We are just weeks away from the total solar eclipse.
Thousands of people are expected to flock to our region for the event.
While that influx of people is great for the economy, some people are running into problems with booking flights.
Problems range from flights being very expensive to seeing very few that are direct. And some people are even finding that even those available flights are disappearing fast.
"Getting her home this last time was basically impossible," said Mike Requist.
Mike Requist and his wife have been searching for flights from Denver to Boise the weekend before the August 21 solar eclipse. His wife is temporarily working out of Denver and has been traveling back home for weekends.
Booking a flight for a reasonable price and fitting into her short schedule hasn't been a problem until now.
"There was a nine hour flight,” Mike said. "One of them had her arriving Saturday evening leaving Sunday morning. It ended up one or two seats were available, nothing to where she could spend more than 12 hours here."
His wife won't be able to come home that weekend.
"She was going to book one turned around an hour later to book it and guess what?
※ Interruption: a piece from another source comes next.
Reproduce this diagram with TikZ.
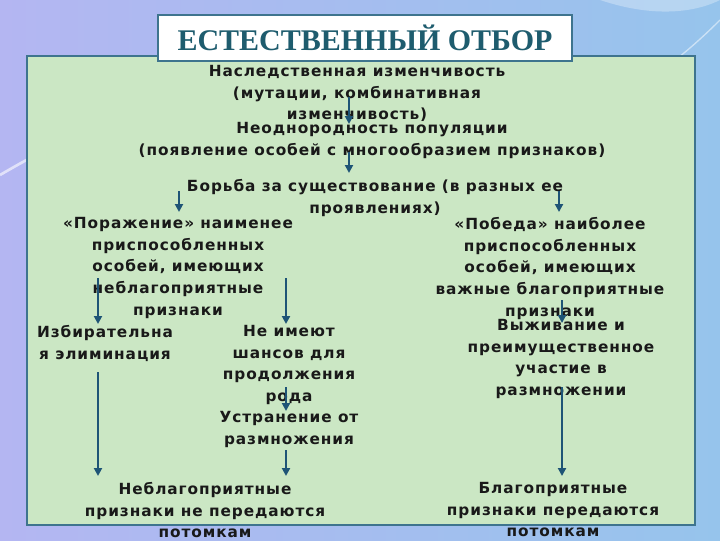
\documentclass[tikz,border=0pt]{standalone}
\usepackage{fontspec}
\setmainfont[LetterSpace=6]{DejaVu Sans}
\newfontfamily\titlefont{Liberation Serif}
\usetikzlibrary{arrows.meta}
\definecolor{bgleft}{RGB}{180,182,242}
\definecolor{bgright}{RGB}{150,196,236}
\definecolor{panel}{RGB}{203,231,196}
\definecolor{frame}{RGB}{62,116,142}
\definecolor{arrowblue}{RGB}{30,84,118}
\definecolor{titleteal}{RGB}{30,92,110}
\tikzset{
  txt/.style={align=center,font=\bfseries\fontsize{11.5}{16.3}\selectfont,text=black!90,inner sep=0pt},
  arr/.style={-{Triangle[length=6pt,width=6pt]},line width=1.6pt,draw=arrowblue}
}
\begin{document}
\begin{tikzpicture}[x=0.75pt,y=0.75pt,yscale=-1,xscale=1]
%background
\shade[left color=bgleft,right color=bgright] (0,0) rectangle (720,540);
\useasboundingbox (0,0) rectangle (720,540);
\draw[white,opacity=0.6,line width=2pt] (0,175) .. controls (60,140) and (120,110) .. (200,110);
\draw[white,opacity=0.5,line width=1pt] (540,120) .. controls (620,110) and (680,60) .. (720,20);
\fill[white,opacity=0.3] (600,0) .. controls (660,20) and (700,10) .. (720,0) -- cycle;
%Panel
\draw[fill=panel,draw=frame,line width=1.5pt] (27,56) rectangle (695,525);
%Title
\node[draw=frame,fill=white,line width=1.5pt,minimum width=310pt,minimum height=34pt,inner sep=0pt,
  font=\titlefont\bfseries\fontsize{22.5}{25}\selectfont,text=titleteal] (title) at (365,38) {ЕСТЕСТВЕННЫЙ ОТБОР};
%Text nodes
\node[txt,anchor=north] (hered) at (357,65) {Наследственная изменчивость\\(мутации, комбинативная\\изменчивость)};
\node[txt,anchor=north] (hetero) at (372,122) {Неоднородность популяции\\(появление особей с многообразием признаков)};
\node[txt,anchor=north] (struggle) at (375,179) {Борьба за существование (в разных ее\\проявлениях)};
\node[txt,anchor=north] (defeat) at (178,217) {«Поражение» наименее\\приспособленных\\особей, имеющих\\неблагоприятные\\признаки};
\node[txt,anchor=north] (victory) at (550,217) {«Победа» наиболее\\приспособленных\\особей, имеющих\\важные благоприятные\\признаки};
\node[txt,anchor=north] (elim) at (105,325) {Избирательна\\я элиминация};
\node[txt,anchor=north] (nochance) at (289,325) {Не имеют\\шансов для\\продолжения\\рода};
\node[txt,anchor=north] (removal) at (289,411) {Устранение от\\размножения};
\node[txt,anchor=north] (survive) at (561,319) {Выживание и\\преимущественное\\участие в\\размножении};
\node[txt,anchor=north] (badres) at (205,482) {Неблагоприятные\\признаки не передаются\\потомкам};
\node[txt,anchor=north] (goodres) at (553,482) {Благоприятные\\признаки передаются\\потомкам};
%Arrows
\coordinate (a1) at (349,97);   \coordinate (b1) at (349,124);
\coordinate (a2) at (349,152);  \coordinate (b2) at (349,173);
\coordinate (a3) at (179,191);  \coordinate (b3) at (179,212);
\coordinate (a4) at (559,191);  \coordinate (b4) at (559,212);
\coordinate (a5) at (98,278);   \coordinate (b5) at (98,324);
\coordinate (a6) at (286,278);  \coordinate (b6) at (286,324);
\coordinate (a7) at (562,300);  \coordinate (b7) at (562,323);
\coordinate (a8) at (98,372);   \coordinate (b8) at (98,476);
\coordinate (a9) at (286,387);  \coordinate (b9) at (286,411);
\coordinate (a10) at (286,450); \coordinate (b10) at (286,476);
\coordinate (a11) at (562,387); \coordinate (b11) at (562,476);
\foreach \i in {1,...,11} \draw[arr] (a\i) -- (b\i);
\end{tikzpicture}
\end{document}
It was all sold out," Mike said.
KTVB wanted to know what flights looked like in the days leading up to the eclipse when hundreds of thousands of visitors are expected flock to Idaho.
We looked four different airlines for round trip tickets from Boise to cities like Denver, Salt Lake City, Houston and San Francisco.
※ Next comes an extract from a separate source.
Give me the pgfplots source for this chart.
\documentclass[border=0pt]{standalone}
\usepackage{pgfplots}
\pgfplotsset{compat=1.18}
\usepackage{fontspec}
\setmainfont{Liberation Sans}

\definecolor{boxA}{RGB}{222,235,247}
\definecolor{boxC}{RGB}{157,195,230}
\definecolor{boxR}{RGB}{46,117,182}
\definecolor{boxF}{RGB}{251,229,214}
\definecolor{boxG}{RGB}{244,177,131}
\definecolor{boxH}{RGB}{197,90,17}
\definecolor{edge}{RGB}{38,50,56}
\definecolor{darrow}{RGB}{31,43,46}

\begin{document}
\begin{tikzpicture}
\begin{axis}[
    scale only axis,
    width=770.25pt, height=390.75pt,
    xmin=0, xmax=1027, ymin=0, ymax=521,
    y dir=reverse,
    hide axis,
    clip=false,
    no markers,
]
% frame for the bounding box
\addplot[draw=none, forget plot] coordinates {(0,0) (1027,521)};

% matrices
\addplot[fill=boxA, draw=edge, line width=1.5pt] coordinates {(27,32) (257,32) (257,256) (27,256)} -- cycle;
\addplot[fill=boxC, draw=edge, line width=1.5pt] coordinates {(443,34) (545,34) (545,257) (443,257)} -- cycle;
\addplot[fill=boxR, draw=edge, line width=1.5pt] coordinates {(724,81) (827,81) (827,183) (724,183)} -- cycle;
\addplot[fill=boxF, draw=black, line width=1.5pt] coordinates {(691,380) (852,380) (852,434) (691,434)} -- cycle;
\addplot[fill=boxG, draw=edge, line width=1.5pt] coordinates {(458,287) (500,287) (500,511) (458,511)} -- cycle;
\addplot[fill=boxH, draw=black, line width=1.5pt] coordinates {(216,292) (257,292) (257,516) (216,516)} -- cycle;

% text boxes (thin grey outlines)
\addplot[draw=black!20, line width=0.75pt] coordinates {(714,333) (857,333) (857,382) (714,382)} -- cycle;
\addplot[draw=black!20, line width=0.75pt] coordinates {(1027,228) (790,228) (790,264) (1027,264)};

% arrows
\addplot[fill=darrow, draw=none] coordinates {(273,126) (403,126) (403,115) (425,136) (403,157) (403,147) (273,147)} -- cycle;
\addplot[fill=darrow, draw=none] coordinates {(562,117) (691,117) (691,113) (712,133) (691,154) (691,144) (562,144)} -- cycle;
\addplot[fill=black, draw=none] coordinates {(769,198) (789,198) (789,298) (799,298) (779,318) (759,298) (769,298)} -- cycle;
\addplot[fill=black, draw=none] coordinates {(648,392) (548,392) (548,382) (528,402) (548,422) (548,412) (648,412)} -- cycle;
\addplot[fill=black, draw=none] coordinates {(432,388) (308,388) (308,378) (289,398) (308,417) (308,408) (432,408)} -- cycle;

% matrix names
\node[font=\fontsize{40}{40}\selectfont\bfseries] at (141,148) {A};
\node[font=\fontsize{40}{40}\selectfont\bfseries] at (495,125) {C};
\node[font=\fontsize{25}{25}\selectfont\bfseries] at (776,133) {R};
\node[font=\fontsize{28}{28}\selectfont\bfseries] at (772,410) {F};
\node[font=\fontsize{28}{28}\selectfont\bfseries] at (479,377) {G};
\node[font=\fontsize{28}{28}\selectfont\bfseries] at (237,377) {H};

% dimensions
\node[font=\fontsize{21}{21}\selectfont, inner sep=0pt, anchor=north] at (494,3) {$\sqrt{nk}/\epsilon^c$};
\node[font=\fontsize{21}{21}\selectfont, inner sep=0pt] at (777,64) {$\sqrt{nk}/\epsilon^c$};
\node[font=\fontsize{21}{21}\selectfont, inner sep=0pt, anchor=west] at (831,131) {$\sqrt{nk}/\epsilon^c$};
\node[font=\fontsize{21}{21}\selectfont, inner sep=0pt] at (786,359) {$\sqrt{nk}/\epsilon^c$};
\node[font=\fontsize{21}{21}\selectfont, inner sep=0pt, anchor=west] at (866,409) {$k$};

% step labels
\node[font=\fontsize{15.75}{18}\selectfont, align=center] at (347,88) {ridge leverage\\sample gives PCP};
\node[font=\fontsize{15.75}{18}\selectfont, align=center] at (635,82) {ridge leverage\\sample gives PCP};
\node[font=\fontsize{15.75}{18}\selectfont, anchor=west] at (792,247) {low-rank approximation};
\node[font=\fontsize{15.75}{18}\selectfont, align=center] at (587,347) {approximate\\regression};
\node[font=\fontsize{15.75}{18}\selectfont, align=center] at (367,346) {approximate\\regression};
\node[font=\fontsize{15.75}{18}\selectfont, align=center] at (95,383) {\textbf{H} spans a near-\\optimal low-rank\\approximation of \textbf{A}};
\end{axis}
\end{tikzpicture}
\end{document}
Leaving on Monday, August 14 and coming back on Sunday, August 20 will set you back hundreds of dollars. Anywhere from $400 to $900. And that's not first class, we're talking economy. Not to mention that most of the available flights have layovers.
Officials with the Boise Airport are preparing for an increase of passengers, saying anytime there's a big event like the solar eclipse they are ready for more people.
"We understand that more passengers are going to be flying in and out of the Boise Airport,” said Boise Airport spokesman Sean Briggs. “A couple of the airlines have increased the size of aircrafts going out the couple days after the eclipse."
Meanwhile, while Mike Requist is frustrated his wife won't make it home that weekend, he understands.
"It won’t last forever and she knows this, but it'll be a long two weeks for us.”